If there are rows in the secondary dataset that do not find a match in the primary dataset, these rows will appear with missing values in the columns corresponding to the primary dataset.
This join type is appropriate when the goal is to keep every record from the secondary dataset while including matching records from the primary dataset.

For the right join, the resulting dataset will have the same number of rows as the secondary dataset, 96 in this case. This approach ensures that the entire dataset from the right (secondary) side is maintained in the output, with data from the left (primary) dataset merged in where it corresponds.

Cross join

A cross join produces the Cartesian product of two datasets, combining each row from the primary (left) dataset with every row from the secondary (right) dataset.
This join type results in a dataset that contains all possible combinations of rows from both datasets. If the primary dataset has m rows and the secondary dataset has n rows, the resulting dataset will contain m * n rows.
A cross join is useful in scenarios where every combination of the records from the two datasets is needed, such as generating test cases or performing exhaustive analysis.
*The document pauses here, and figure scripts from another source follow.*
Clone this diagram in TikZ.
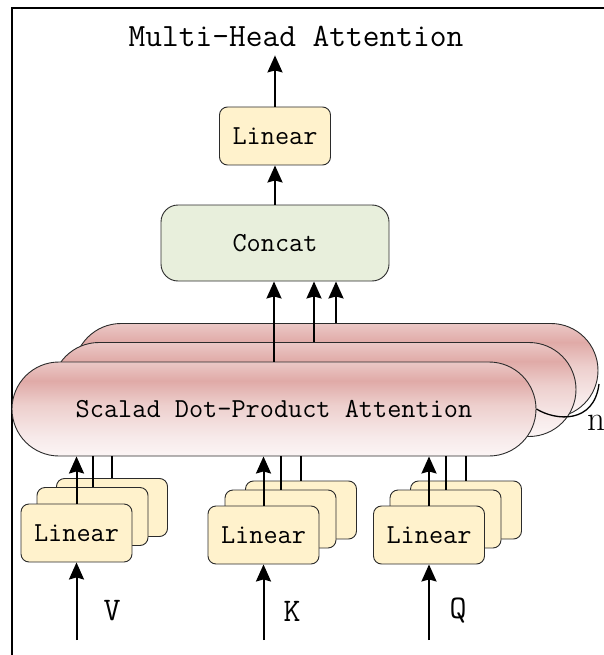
\documentclass[tikz,border=0pt]{standalone}
\usetikzlibrary{arrows.meta}
\definecolor{linfill}{HTML}{FFF2CC}
\definecolor{catfill}{HTML}{E8EFDC}
\definecolor{edge}{HTML}{2B2B2B}
\definecolor{pA}{HTML}{FCF5F5}
\definecolor{pB}{HTML}{F7EAEA}
\definecolor{pC}{HTML}{EDCFCD}
\definecolor{pD}{HTML}{E0AAA7}
\definecolor{pE}{HTML}{EBC8C6}
\pgfdeclareverticalshading{attnshade}{100bp}{color(0bp)=(pA); color(25bp)=(pA); color(35bp)=(pB); color(52bp)=(pC); color(65bp)=(pD); color(75bp)=(pE); color(100bp)=(pE)}
\begin{document}
\begin{tikzpicture}[x=1pt,y=-1pt,
  box/.style={draw=edge,line width=0.9pt,inner sep=0pt},
  linbox/.style={box,fill=linfill,rounded corners=8pt,minimum width=111pt,minimum height=58pt,font=\ttfamily\fontsize{27.5}{30}\selectfont},
  catbox/.style={box,fill=catfill,rounded corners=17pt,minimum width=228pt,minimum height=76pt,font=\ttfamily\fontsize{27.5}{30}\selectfont},
  attnbox/.style={box,shading=attnshade,rounded corners=47pt,minimum width=524pt,minimum height=94pt,font=\ttfamily\fontsize{27.5}{30}\selectfont},
  arr/.style={line width=2pt,-{Stealth[length=17pt,width=15pt,inset=2pt]}},
  plainline/.style={line width=2pt},
  lbl/.style={font=\ttfamily\fontsize{33}{36}\selectfont,inner sep=0pt}]
\useasboundingbox (0,0) rectangle (603,655);
% frame
\draw[line width=1.5pt] (12,662) -- (12,8) -- (612,8);

% title
\node[font=\ttfamily\fontsize{32.5}{36}\selectfont,anchor=base,inner xsep=0pt,inner ysep=8pt] (title) at (296,47) {Multi-Head Attention};

% top linear and concat
\node[linbox] (lt) at (275,136) {Linear};
\node[catbox] (cc) at (275,243) {Concat};

% attention stack
\node[attnbox] (a3) at (336,370.5) {};
\node[attnbox] (a2) at (314,389.5) {};
\node[attnbox] (a1) at (274,409) {Scalad Dot-Product Attention};

% linear stacks
\node[linbox] (vb) at (112,507.5) {};
\node[linbox] (vm) at (92.5,516.5) {};
\node[linbox] (vf) at (76.5,533) {Linear};
\node[linbox] (kb) at (301,510) {};
\node[linbox] (km) at (280.5,519) {};
\node[linbox] (kf) at (263.5,535) {Linear};
\node[linbox] (qb) at (466,510) {};
\node[linbox] (qm) at (445.5,519) {};
\node[linbox] (qf) at (429,535) {Linear};

% connectors top
\draw[arr] (lt.north) -- (lt.north |- title.south);
\draw[arr] (cc.north) -- (lt.south);
\draw[arr] (a1.north) -- (a1.north |- cc.south);
\draw[arr] (a2.north) -- (a2.north |- cc.south);
\draw[arr] (a3.north) -- (a3.north |- cc.south);

% connectors linear -> attention
\draw[arr] (vf.north) -- (vf.north |- a1.south);
\draw[plainline] (vm.north) -- (vm.north |- a1.south);
\draw[plainline] (vb.north) -- (vb.north |- a1.south);
\draw[arr] (kf.north) -- (kf.north |- a1.south);
\draw[plainline] (km.north) -- (km.north |- a1.south);
\draw[plainline] (kb.north) -- (kb.north |- a1.south);
\draw[arr] (qf.north) -- (qf.north |- a1.south);
\draw[plainline] (qm.north) -- (qm.north |- a1.south);
\draw[plainline] (qb.north) -- (qb.north |- a1.south);

% inputs
\coordinate (vin) at (76.5,640);
\coordinate (kin) at (263.5,640);
\coordinate (qin) at (429,640);
\draw[arr] (vin) -- (vf.south);
\draw[arr] (kin) -- (kf.south);
\draw[arr] (qin) -- (qf.south);
\node[lbl] (lv) at (112,611) {V};
\node[lbl] (lk) at (292,611) {K};
\node[lbl] (lq) at (458,611) {Q};

% bracket and n
\coordinate (bend) at (599,384);
\draw[line width=1.3pt] (a1.east) .. controls (556,421) and (594,424) .. (bend);
\node[anchor=base west,inner sep=0pt,font=\rmfamily\fontsize{35}{40}\selectfont] (nlab) at (587,430) {n};
\end{tikzpicture}
\end{document}
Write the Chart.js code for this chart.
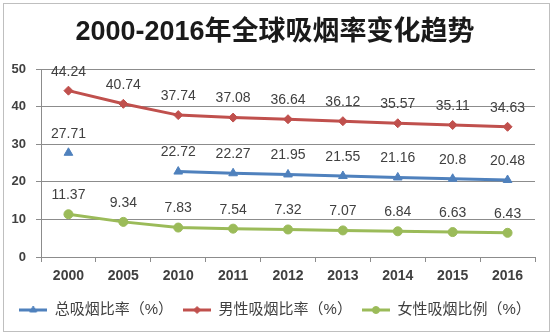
<!DOCTYPE html>
<html>
<head>
<meta charset="utf-8">
<script src="https://cdn.jsdelivr.net/npm/chart.js@4/dist/chart.umd.min.js"></script>
<style>
    html, body { margin: 0; padding: 0; background: #fff; }
    canvas { display: block; }
</style>
</head>
<body>
<canvas id="smokingChart" width="554" height="336"></canvas>
<script>
const years = ['2000', '2005', '2010', '2011', '2012', '2013', '2014', '2015', '2016'];
const totalRate = [27.71, null, 22.72, 22.27, 21.95, 21.55, 21.16, 20.8, 20.48];
const maleRate = [44.24, 40.74, 37.74, 37.08, 36.64, 36.12, 35.57, 35.11, 34.63];
const femaleRate = [11.37, 9.34, 7.83, 7.54, 7.32, 7.07, 6.84, 6.63, 6.43];
const seriesNames = ['总吸烟比率（%）', '男性吸烟比率（%）', '女性吸烟比例（%）'];
const yMin = 0;
const yMax = 50;
const yStep = 10;

(function () {
    const blue = '#4f81bd';
    const red = '#c0504d';
    const green = '#9bbb59';
    const gridColor = '#8c8c8c';
    const textColor = '#404040';

    Chart.defaults.font.family = '"Liberation Sans", "Noto Sans CJK SC", sans-serif';

    // legend symbol: short line with the marker in the middle
    const makeIcon = (color, style, radius) => {
        const icon = document.createElement('canvas');
        icon.width = 28;
        icon.height = 12;
        const c = icon.getContext('2d');
        c.strokeStyle = color;
        c.lineWidth = 3;
        c.beginPath();
        c.moveTo(0, 6);
        c.lineTo(28, 6);
        c.stroke();
        c.fillStyle = color;
        c.strokeStyle = color;
        c.lineWidth = 1;
        Chart.helpers.drawPoint(c, { pointStyle: style, radius: radius, borderWidth: 1, rotation: 0 }, 14, 6);
        return icon;
    };
    const icons = [
        makeIcon(blue, 'triangle', 4),
        makeIcon(red, 'rectRot', 3.5),
        makeIcon(green, 'circle', 3.5),
    ];

    const frame = {
        id: 'frame',
        beforeDraw(chart) {
            const ctx = chart.ctx;
            ctx.save();
            ctx.fillStyle = '#ffffff';
            ctx.fillRect(0, 0, chart.width, chart.height);
            ctx.strokeStyle = '#bfbfbf';
            ctx.lineWidth = 1;
            ctx.strokeRect(3.5, 3.5, 546, 328);
            ctx.restore();
        },
    };

    const valueLabels = {
        id: 'valueLabels',
        afterDatasetsDraw(chart) {
            const ctx = chart.ctx;
            ctx.save();
            ctx.font = '14px "Liberation Sans", sans-serif';
            ctx.fillStyle = textColor;
            ctx.textAlign = 'center';
            ctx.textBaseline = 'middle';
            chart.data.datasets.forEach((dataset, i) => {
                const meta = chart.getDatasetMeta(i);
                meta.data.forEach((point, j) => {
                    const value = dataset.data[j];
                    if (value === null || value === undefined) {
                        return;
                    }
                    ctx.fillText(String(value), point.x, point.y - 19);
                });
            });
            ctx.restore();
        },
    };

    const ctx = document.getElementById('smokingChart');
    new Chart(ctx, {
        type: 'line',
        data: {
            labels: years,
            datasets: [
                {
                    label: seriesNames[0],
                    data: totalRate,
                    borderColor: blue,
                    backgroundColor: blue,
                    borderWidth: 3,
                    pointStyle: 'triangle',
                    pointRadius: 5,
                    pointBorderWidth: 1,
                    spanGaps: false,
                    tension: 0,
                },
                {
                    label: seriesNames[1],
                    data: maleRate,
                    borderColor: red,
                    backgroundColor: red,
                    borderWidth: 3,
                    pointStyle: 'rectRot',
                    pointRadius: 4.5,
                    pointBorderWidth: 1,
                    tension: 0,
                },
                {
                    label: seriesNames[2],
                    data: femaleRate,
                    borderColor: green,
                    backgroundColor: green,
                    borderWidth: 3,
                    pointStyle: 'circle',
                    pointRadius: 4.5,
                    pointBorderWidth: 1,
                    tension: 0,
                },
            ],
        },
        options: {
            responsive: false,
            animation: false,
            layout: {
                padding: { left: 0, right: 4, top: 0, bottom: 8.5 },
            },
            scales: {
                x: {
                    type: 'category',
                    offset: true,
                    grid: {
                        offset: true,
                        drawOnChartArea: false,
                        drawTicks: true,
                        tickLength: 5,
                        color: gridColor,
                    },
                    border: { color: gridColor },
                    ticks: {
                        color: textColor,
                        padding: 6,
                        autoSkip: false,
                        maxRotation: 0,
                        font: { size: 14, weight: 'bold' },
                    },
                    afterFit: (scale) => {
                        scale.height = 35.5;
                    },
                },
                y: {
                    min: yMin,
                    max: yMax,
                    ticks: {
                        stepSize: yStep,
                        color: textColor,
                        padding: 10,
                        font: { size: 13, weight: 'bold' },
                    },
                    grid: {
                        color: gridColor,
                        drawTicks: true,
                        tickLength: 5,
                    },
                    border: { color: gridColor },
                    afterFit: (scale) => {
                        scale.width = 41;
                    },
                },
                yRight: {
                    type: 'linear',
                    position: 'right',
                    grid: { display: false },
                    border: { display: false },
                    ticks: { display: false },
                    afterFit: (scale) => {
                        scale.width = 15;
                    },
                },
            },
            plugins: {
                title: {
                    display: true,
                    text: '2000-2016年全球吸烟率变化趋势',
                    color: '#1a1a1a',
                    font: { size: 27, weight: 'bold' },
                    padding: { top: 16.8, bottom: 19.8 },
                },
                legend: {
                    position: 'bottom',
                    labels: {
                        usePointStyle: true,
                        pointStyleWidth: 28,
                        padding: 10,
                        color: textColor,
                        font: { size: 15 },
                        generateLabels: (chart) => {
                            const items = Chart.defaults.plugins.legend.labels.generateLabels(chart);
                            return items.map((item) => {
                                item.pointStyle = icons[item.datasetIndex];
                                return item;
                            });
                        },
                    },
                },
                tooltip: { enabled: false },
            },
        },
        plugins: [frame, valueLabels],
    });
})();
</script>
</body>
</html>
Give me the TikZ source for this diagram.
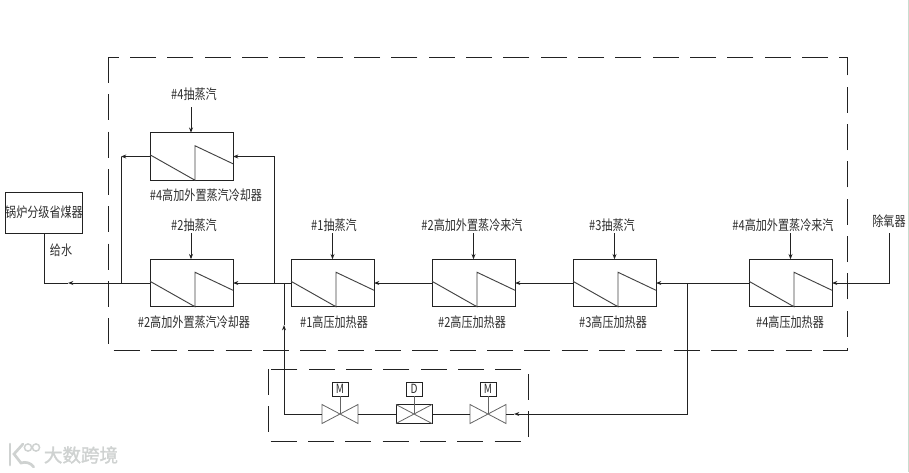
\documentclass[tikz,border=0pt]{standalone}
\usepackage{fontspec}
\setmainfont{Noto Sans CJK SC}[FakeStretch=0.8]
\newfontfamily\wmfont{Noto Sans CJK SC}[FakeBold=1.5]
\usetikzlibrary{arrows.meta,calc}
\definecolor{ink}{HTML}{222222}
\definecolor{txt}{HTML}{2F2F2F}
\definecolor{wm}{HTML}{CFD2D1}
\definecolor{edge}{HTML}{C9DDD0}
\tikzset{
  pipe/.style={draw=ink,line width=0.74pt},
  tip/.style={-{Stealth[length=4pt,width=3pt]}},
  dashbox/.style={draw=ink,line width=0.74pt,dash pattern=on 19.5pt off 8.5pt},
  hx/.style={draw=ink,line width=0.74pt,minimum width=62.25pt,minimum height=35.6pt,inner sep=0pt,outer sep=0pt},
  lbl/.style={text=txt,font=\fontsize{10.4pt}{11pt}\selectfont,inner sep=0pt},
  valve/.style={minimum width=27pt,minimum height=14.25pt,inner sep=0pt,outer sep=0pt},
  act/.style={draw=ink,line width=0.74pt,minimum width=12pt,minimum height=10.5pt,inner sep=0pt,outer sep=0pt,text=txt,font=\fontsize{9.5pt}{10pt}\selectfont},
  vline/.style={draw=ink!70,line width=0.6pt},
}
\begin{document}
\begin{tikzpicture}[x=0.75pt,y=-0.75pt]
\useasboundingbox (0,0) rectangle (909,472);
\fill[white] (0,0) rectangle (909,472);
\fill[edge] (907.5,0) rectangle (909,472);
% dashed enclosures
\draw[dashbox] (108,57) rectangle (847,350);
\draw[dashbox] (268,369) rectangle (528,441);
% boxes
\node[draw=ink,line width=0.74pt,minimum width=57.75pt,minimum height=30.75pt,inner sep=0pt,outer sep=0pt] (boiler) at (43.5,212.5) {};
\node[hx] (c4) at (191.5,156.5) {};
\node[hx] (c2) at (191.5,283) {};
\node[hx] (h1) at (332.5,283) {};
\node[hx] (h2) at (473.5,283) {};
\node[hx] (h3) at (614.5,283) {};
\node[hx] (h4) at (790.5,283) {};
\foreach \n in {c4,c2,h1,h2,h3,h4}{
  \draw[draw=ink!85,line width=0.7pt]
    ([yshift=-16.5pt]\n.north west) -- ([xshift=33.75pt]\n.south west)
    -- ([xshift=33.75pt,yshift=-9.75pt]\n.north west)
    -- ([yshift=-23.25pt]\n.north east);
}
% labels
\node[lbl] (t1) at (194,94) {\#4抽蒸汽};
\node[lbl] (t2) at (206,195) {\#4高加外置蒸汽冷却器};
\node[lbl] (t3) at (44,212) {锅炉分级省煤器};
\node[lbl] (t4) at (61,250) {给水};
\node[lbl] (t5) at (194,225) {\#2抽蒸汽};
\node[lbl] (t6) at (194,322) {\#2高加外置蒸汽冷却器};
\node[lbl] (t7) at (334,225) {\#1抽蒸汽};
\node[lbl] (t8) at (334,322) {\#1高压加热器};
\node[lbl] (t9) at (472,225) {\#2高加外置蒸冷来汽};
\node[lbl] (t10) at (472,322) {\#2高压加热器};
\node[lbl] (t11) at (612,225) {\#3抽蒸汽};
\node[lbl] (t12) at (613,322) {\#3高压加热器};
\node[lbl] (t13) at (783,225) {\#4高加外置蒸冷来汽};
\node[lbl] (t14) at (790,322) {\#4高压加热器};
\node[lbl] (t15) at (889,221) {除氧器};
% steam feeds
\coordinate (s1) at (191,107);
\coordinate (s2) at (191,233);
\coordinate (s3) at (332.5,233);
\coordinate (s4) at (473.5,233);
\coordinate (s5) at (614.5,233);
\coordinate (s6) at (790.5,233);
\draw[pipe,tip] (s1) -- (s1 |- c4.north);
\draw[pipe,tip] (s2) -- (s2 |- c2.north);
\draw[pipe,tip] (s3) -- (h1.north);
\draw[pipe,tip] (s4) -- (h2.north);
\draw[pipe,tip] (s5) -- (h3.north);
\draw[pipe,tip] (s6) -- (h4.north);
% main line
\coordinate (d) at (889,233);
\coordinate (d2) at (889,283);
\draw[pipe,tip] (d) -- (d2) -- (h4.east);
\draw[pipe] (h4.west) -- (687,283);
\draw[pipe,tip] (687,283) -- (h3.east);
\draw[pipe,tip] (h3.west) -- (h2.east);
\draw[pipe,tip] (h2.west) -- (h1.east);
\draw[pipe,tip] (h1.west) -- (c2.east);
\coordinate (a1) at (68,283);
\coordinate (a2) at (44,283);
\draw[pipe,tip] (c2.west) -- (a1);
\draw[pipe] (a1) -- (a2) -- (boiler.south -| a2);
% cooler branch
\coordinate (j1) at (274,283);
\coordinate (j2) at (274,156.5);
\coordinate (j3) at (121,283);
\coordinate (j4) at (121,156.5);
\draw[pipe,tip] (j1) -- (j2) -- (c4.east);
\draw[pipe,tip] (c4.west) -- (j4);
\draw[pipe] (j4) -- (j3);
% valves
\node[valve] (v1) at (340,414) {};
\node[valve] (v2) at (414,414) {};
\node[valve] (v3) at (488,414) {};
\foreach \v in {v1,v3}
  \draw[vline] (\v.south west) -- (\v.north east) -- (\v.south east) -- (\v.north west) -- cycle;
\draw[draw=ink,line width=0.74pt] (v2.south west) rectangle (v2.north east);
\draw[vline] (v2.south west) -- (v2.north east) (v2.north west) -- (v2.south east);
\node[act] (m1) at (340,389) {M};
\node[act] (m2) at (414,389) {D};
\node[act] (m3) at (488,389) {M};
\draw[vline] (m1.south) -- (v1.center);
\draw[vline] (m2.south) -- (v2.center);
\draw[vline] (m3.south) -- (v3.center);
% bypass
\coordinate (b1) at (687,283);
\coordinate (b2) at (687,414);
\coordinate (b3) at (514,414);
\draw[pipe,tip] (b1) -- (b2) -- (b3);
\draw[pipe] (b3) -- (v3.east);
\draw[pipe] (v3.west) -- (v2.east);
\draw[pipe] (v2.west) -- (v1.east);
\coordinate (e1) at (284,414);
\coordinate (e2) at (284,325);
\coordinate (e3) at (284,283);
\draw[pipe,tip] (v1.west) -- (e1) -- (e2);
\draw[pipe] (e2) -- (e3);
% watermark
\begin{scope}[draw=wm,line width=2pt,line cap=round]
  \draw (10,444) -- (10,465);
  \draw (23,444) -- (14,454) -- (21,463) arc[start angle=250,end angle=325,radius=11];
  \draw[line width=1.1pt] (28,447.5) circle[radius=3.6];
  \draw[line width=1.1pt] (36,447.5) circle[radius=3.6];
\end{scope}
\node[text=wm,inner sep=0pt,font=\wmfont\fontsize{13.9pt}{14pt}\selectfont] (wm) at (81,455) {大数跨境};
\end{tikzpicture}
\end{document}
For a cross join, if the primary dataset PC_for join has 1536 rows and the secondary dataset EX_for join has 96 rows, the resulting dataset will contain 1536 * 96 = 147456 rows, encompassing all combinations of the two datasets.

Note

Use with caution, as it can result in a large number of records.

Semi join

A semi join retrieves rows from the primary (left) dataset that have corresponding matches in the secondary (right) dataset.
This join type doesn’t actually include the data from the secondary dataset; it only checks if a match exists.
The semi join is useful for filtering the primary dataset to include only those records that have a matching entry in the secondary dataset.

The resulting dataset from a semi join will have the same number of rows as would be found in an inner join, but it will contain only the columns from the primary dataset. This means that the semi join effectively filters the primary dataset based on the matching criteria established with the secondary dataset.

Anti join

An anti join selects rows from the primary (left) dataset that do not have a corresponding match in the secondary (right) dataset.
This type of join is used to exclude rows from the primary dataset that have matching entries in the secondary dataset, essentially filtering the primary dataset for non-matching records.

The resulting dataset from an anti join will contain the number of rows from the primary dataset that do not have matches in the secondary dataset. For instance, if the primary dataset has 1536 rows and the semi join (representing matching rows) has 24 rows, the anti join will result in 1512 rows (1536 - 24 = 1512). This effectively shows all the unique records in the primary dataset that aren’t found in the secondary dataset.